Playing at Work
Written by: Charlene DiehlSummer! Around my house, I can almost hear the sigh of pleasure as my kids set aside school and lessons and sports teams, and contemplate lazy days with bikes and basketballs and books. As the pressure of expectations—both internal and external—lifts, they breathe more deeply, move more loosely, laugh more quickly.
As it happens, summer is not an eased-out time in my year. I’ve barely finalized the line-up for September’s THIN AIR festival, and have only a few short weeks to write event descriptions, finalize room bookings, generate interest amongst the city’s readers, and steer my little team toward complete readiness. There are too many days when I do not breathe deeply or move loosely or erupt in laughter.
I was having one of those days recently. Caught in a whirl of deadlines and competing demands, I felt frantic and grim. My teenage son wandered through my workspace and said, “Mom, a relaxed muscle reacts more quickly than a tense one.” He demonstrated his point with a couple of basketball moves, then opened the fridge and poured himself a glass of juice. “By the way,” he added, “I’m speaking metaphorically.”
Yes, I laughed. I also leaned away from my tangle of effort for a minute, and let some of the tension drain away. When I went back to it, the tasks had shrunk to a more manageable size, and I was directing them rather than the reverse.

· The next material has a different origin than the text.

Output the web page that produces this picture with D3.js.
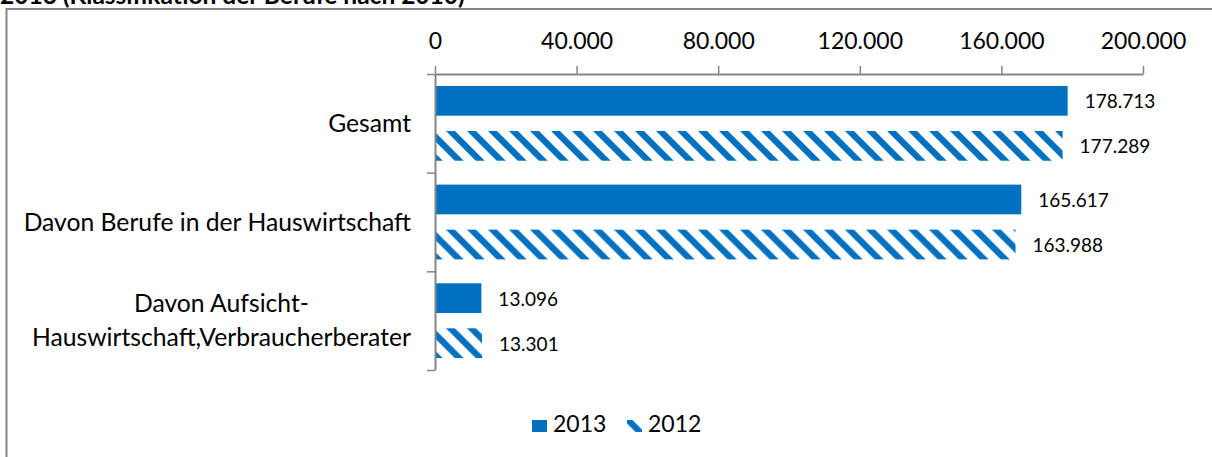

I think artists have a lot to show us about how intimately work and play are related. Every year, when I read through the heaps of submissions for THIN AIR, I am moved by the hours of effort and devotion they represent. The better the book, the bigger the investment, both in production sweat and skill-building preparation. As the 19th-century American writer Nathaniel Hawthorne observed: “easy reading is damn hard writing.”
Which doesn’t mean that every moment of creating a book is hell—nobody in their right mind would do it, if that were the case. But writing well is “damn hard.” It requires discipline and technique and an in-depth familiarity with the conventions that make it function.
At the same time, it’s a thrilling kind of play. Writers get to be alchemists, mixing together elements and experimenting with reactions. They set dreams in motion, then follow them where they lead.
For an artist, work and play are two faces of the same thin coin. Whether you are a writer or a musician or a dancer or a photographer, you want to be seriously committed to the work you’re doing, but always soaking up the pleasure of creation. When work gets too effortful, play grinds to a halt.
I have a lot of work in front of me this summer, but this time out I intend to play hard while I do it!